__Prompt__:
Copy out every line that contains "this".

__Extracted information__:

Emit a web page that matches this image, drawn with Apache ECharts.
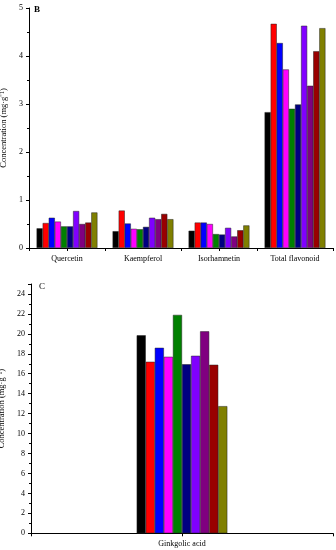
<!DOCTYPE html>
<html><head><meta charset="utf-8">
<script src="https://cdn.jsdelivr.net/npm/echarts@6/dist/echarts.min.js"></script>
<style>html,body{margin:0;padding:0;background:#fff}#c{width:336px;height:550px}</style>
</head><body><div id="c"></div>
<script>
// Panel B categories
const catsB = ['Quercetin', 'Kaempferol', 'Isorhamnetin', 'Total flavonoid'];
// Panel C category
const catsC = ['Ginkgolic acid'];
// Panel B series values (one array per sample, across catsB)
const s1B  = [0.41, 0.35, 0.36, 2.83];
const s2B  = [0.52, 0.78, 0.53, 4.67];
const s3B  = [0.63, 0.51, 0.53, 4.27];
const s4B  = [0.55, 0.40, 0.50, 3.72];
const s5B  = [0.45, 0.39, 0.29, 2.90];
const s6B  = [0.45, 0.44, 0.28, 2.99];
const s7B  = [0.77, 0.63, 0.42, 4.63];
const s8B  = [0.50, 0.60, 0.24, 3.38];
const s9B  = [0.53, 0.71, 0.37, 4.10];
const s10B = [0.74, 0.60, 0.47, 4.58];
// Panel C values (one per sample)
const valuesC = [19.85, 17.2, 18.6, 17.7, 21.9, 16.95, 17.8, 20.25, 16.9, 12.75];
const seriesNames = ['S1','S2','S3','S4','S5','S6','S7','S8','S9','S10'];
const colors = ['#000000','#ff0000','#0000ff','#ff00ff','#008000','#000080','#8000ff','#800080','#990000','#808000'];
const dataB = [s1B, s2B, s3B, s4B, s5B, s6B, s7B, s8B, s9B, s10B];

const FONT = 'Liberation Serif';
const chart = echarts.init(document.getElementById('c'), null, {renderer: 'canvas'});

function xAxes(cats, gi) {
  const common = {
    type: 'category', data: cats, gridIndex: gi, position: 'bottom',
    axisLine: {show: true, lineStyle: {color: '#000', width: 1}},
    splitLine: {show: false}
  };
  return [
    Object.assign({}, common, {
      axisTick: {show: true, length: 3, lineStyle: {color: '#000'}},
      axisLabel: {show: true, color: '#000', fontFamily: FONT, fontSize: 8, margin: 7}
    }),
    Object.assign({}, common, {
      axisLine: {show: false},
      axisTick: {show: true, alignWithLabel: true, length: 3, lineStyle: {color: '#000'}},
      axisLabel: {show: false}
    })
  ];
}
function yAxis(gi, max, interval, gap) {
  return {
    type: 'value', gridIndex: gi, min: 0, max: max, interval: interval,
    name: 'Concentration (mg·g⁻¹)', nameLocation: 'middle', nameGap: gap,
    nameTextStyle: {color: '#000', fontFamily: FONT, fontSize: 8.5},
    axisLine: {show: true, lineStyle: {color: '#000', width: 1}},
    axisTick: {show: true, length: 3, lineStyle: {color: '#000'}},
    minorTick: {show: true, splitNumber: 2, length: 2, lineStyle: {color: '#000'}},
    axisLabel: {color: '#000', fontFamily: FONT, fontSize: 8, margin: 6, showMaxLabel: interval === 1},
    splitLine: {show: false}
  };
}

const series = [];
dataB.forEach((arr, i) => {
  series.push({
    type: 'bar', name: seriesNames[i], xAxisIndex: 0, yAxisIndex: 0, data: arr,
    barGap: '0%', barCategoryGap: '20%',
    itemStyle: {color: colors[i], borderColor: '#222', borderWidth: 0.5},
    silent: true, animation: false
  });
});
valuesC.forEach((v, i) => {
  series.push({
    type: 'bar', name: seriesNames[i], xAxisIndex: 2, yAxisIndex: 1, data: [v],
    barGap: '0%', barCategoryGap: '70%',
    itemStyle: {color: colors[i], borderColor: '#222', borderWidth: 0.5},
    silent: true, animation: false
  });
});

chart.setOption({
  animation: false,
  backgroundColor: '#fff',
  title: [
    {text: 'B', left: 34, top: 5, padding: 0, textStyle: {fontFamily: FONT, fontSize: 9, fontWeight: 'bold', color: '#000'}},
    {text: 'C', left: 39, top: 282, padding: 0, textStyle: {fontFamily: FONT, fontSize: 9, fontWeight: 'normal', color: '#000'}}
  ],
  grid: [
    {left: 29, right: 3, top: 8, height: 240, containLabel: false, outerBoundsMode: 'none'},
    {left: 31, right: 3, top: 284, height: 249.3, containLabel: false, outerBoundsMode: 'none'}
  ],
  xAxis: [].concat(xAxes(catsB, 0), xAxes(catsC, 1)),
  yAxis: [yAxis(0, 5, 1, 18), yAxis(1, 25, 2, 20)],
  series: series
});
</script></body></html>
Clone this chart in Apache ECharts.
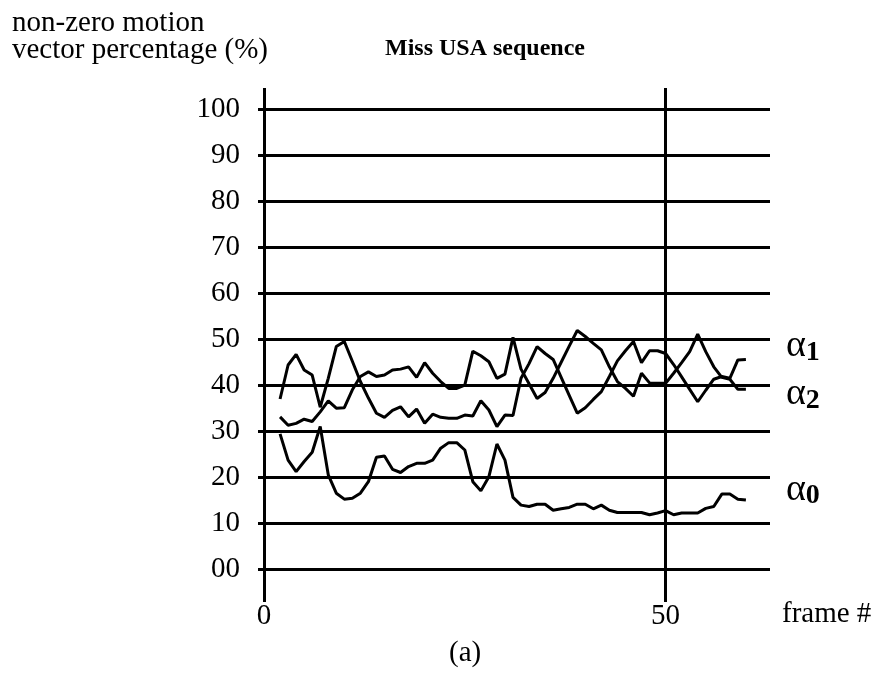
<!DOCTYPE html>
<html>
<head>
<meta charset="utf-8">
<script src="https://cdn.jsdelivr.net/npm/echarts@6/dist/echarts.min.js"></script>
<style>
  html, body { margin: 0; padding: 0; background: #fff; }
  #chart { width: 885px; height: 683px; }
</style>
</head>
<body>
<div id="chart"></div>
<script>
// Frame numbers of the Miss USA sequence
const frames = [2, 3, 4, 5, 6, 7, 8, 9, 10, 11,
  12, 13, 14, 15, 16, 17, 18, 19, 20, 21,
  22, 23, 24, 25, 26, 27, 28, 29, 30, 31,
  32, 33, 34, 35, 36, 37, 38, 39, 40, 41,
  42, 43, 44, 45, 46, 47, 48, 49, 50, 51,
  52, 53, 54, 55, 56, 57, 58, 59, 60];

// Non-zero motion vector percentage (%) per frame, for each alpha
const alpha1 = [37.0, 44.4, 46.7, 43.3, 42.2, 35.2, 41.5, 48.4, 49.5, 45.2,
  40.8, 37.2, 33.9, 33.0, 34.5, 35.3, 33.1, 34.8, 31.7, 33.7,
  33.0, 32.8, 32.8, 33.5, 33.3, 36.6, 34.6, 31.0, 33.5, 33.4,
  41.5, 44.7, 48.4, 46.9, 45.6, 41.7, 37.8, 33.9, 35.1, 36.9,
  38.6, 41.9, 45.3, 47.5, 49.5, 44.9, 47.5, 47.5, 46.9, 44.5,
  41.8, 39.1, 36.4, 38.9, 41.3, 41.9, 41.5, 45.5, 45.6];

const alpha2 = [33.1, 31.3, 31.7, 32.6, 32.1, 34.2, 36.6, 35.0, 35.1, 39.0,
  41.9, 42.9, 41.9, 42.2, 43.3, 43.5, 44.0, 41.7, 44.9, 42.6,
  40.8, 39.3, 39.3, 40.0, 47.4, 46.4, 45.1, 41.5, 42.4, 50.4,
  43.5, 40.3, 37.1, 38.4, 41.5, 45.0, 48.5, 51.9, 50.6, 49.1,
  47.7, 44.0, 40.8, 39.3, 37.6, 42.6, 40.5, 40.4, 40.4, 42.6,
  44.9, 47.3, 51.1, 47.3, 44.0, 41.7, 41.3, 39.1, 39.1];

const alpha0 = [29.4, 23.7, 21.2, 23.4, 25.4, 31.0, 20.5, 16.5, 15.2, 15.4,
  16.5, 19.0, 24.3, 24.6, 21.7, 21.0, 22.3, 23.0, 23.0, 23.7,
  26.3, 27.5, 27.5, 25.9, 19.0, 17.0, 20.1, 27.2, 23.7, 15.6,
  13.9, 13.6, 14.1, 14.1, 12.8, 13.1, 13.4, 14.1, 14.1, 13.1,
  13.9, 12.8, 12.3, 12.3, 12.3, 12.3, 11.8, 12.2, 12.7, 11.8,
  12.2, 12.2, 12.2, 13.2, 13.6, 16.3, 16.3, 15.2, 15.0];

const xTickLabels = ['0', '50'];
const yTickLabels = ['00', '10', '20', '30', '40', '50', '60', '70', '80', '90', '100'];

const FONT = "'Liberation Serif', 'Times New Roman', serif";
const INK = '#000';

function pairs(values) {
  return frames.map((f, i) => [f, values[i]]);
}

function alphaLabel(sub, dy) {
  return {
    show: true,
    distance: 40,
    offset: [0, dy],
    formatter: () => '{g|α}{s|' + sub + '}',
    rich: {
      g: { fontFamily: FONT, fontSize: 38, lineHeight: 40, color: INK },
      s: { fontFamily: FONT, fontSize: 28, fontWeight: 'bold', lineHeight: 20,
           verticalAlign: 'bottom', color: INK }
    }
  };
}

function lineSeries(name, values, sub, dy) {
  return {
    name: name,
    type: 'line',
    xAxisIndex: 0,
    yAxisIndex: 0,
    data: pairs(values),
    symbol: 'none',
    lineStyle: { color: INK, width: 3 },
    itemStyle: { color: INK },
    endLabel: alphaLabel(sub, dy),
    animation: false,
    z: 5
  };
}

const chart = echarts.init(document.getElementById('chart'), null, { renderer: 'canvas' });

chart.setOption({
  backgroundColor: '#fff',
  animation: false,
  title: [
    {
      text: 'Miss USA sequence',
      left: 385, top: 37, padding: 0,
      textStyle: { fontFamily: FONT, fontSize: 24, fontWeight: 'bold', color: INK, lineHeight: 24 }
    },
    {
      text: 'non-zero motion\nvector percentage (%)',
      left: 12, top: 10, padding: 0,
      textStyle: { fontFamily: FONT, fontSize: 29, fontWeight: 'normal', color: INK, lineHeight: 27 }
    },
    {
      text: 'frame #',
      left: 782, top: 600, padding: 0,
      textStyle: { fontFamily: FONT, fontSize: 29, fontWeight: 'normal', color: INK, lineHeight: 29 }
    },
    {
      text: '(a)',
      left: 449, top: 639, padding: 0,
      textStyle: { fontFamily: FONT, fontSize: 29, fontWeight: 'normal', color: INK, lineHeight: 29 }
    }
  ],
  grid: [
    // plotting area: 0..100 % vertically
    { left: 264, top: 109.5, width: 506, height: 459.5, containLabel: false },
    // frame of vertical rules, a little taller than the plotting area
    { left: 264, top: 88, width: 506, height: 514, containLabel: false }
  ],
  xAxis: [
    {
      gridIndex: 0, type: 'value', min: 0, max: 63, show: false
    },
    {
      gridIndex: 1, type: 'value', min: 0, max: 63, interval: 50,
      axisLine: { show: false },
      axisTick: { show: false },
      splitLine: { show: true, lineStyle: { color: [INK, INK, 'rgba(0,0,0,0)'], width: 3 } },
      axisLabel: {
        show: true, margin: 0, showMaxLabel: false,
        fontFamily: FONT, fontSize: 29, color: INK,
        formatter: v => (v === 0 ? xTickLabels[0] : v === 50 ? xTickLabels[1] : '')
      }
    }
  ],
  yAxis: [
    {
      gridIndex: 0, type: 'value', min: 0, max: 100, interval: 10,
      axisLine: { show: false },
      axisTick: { show: true, inside: false, length: 6, lineStyle: { color: INK, width: 3 } },
      splitLine: { show: true, lineStyle: { color: INK, width: 3 } },
      axisLabel: {
        show: true, margin: 24,
        fontFamily: FONT, fontSize: 29, color: INK,
        formatter: v => yTickLabels[Math.round(v / 10)]
      }
    },
    {
      gridIndex: 1, type: 'value', min: 0, max: 1, show: false
    }
  ],
  series: [
    lineSeries('α1', alpha1, '1', -13),
    lineSeries('α2', alpha2, '2', 5),
    lineSeries('α0', alpha0, '0', -10)
  ]
});
</script>
</body>
</html>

__Task solution__:
Emit a web page that matches this image, drawn with Apache ECharts.
Clone this chart in Apache ECharts.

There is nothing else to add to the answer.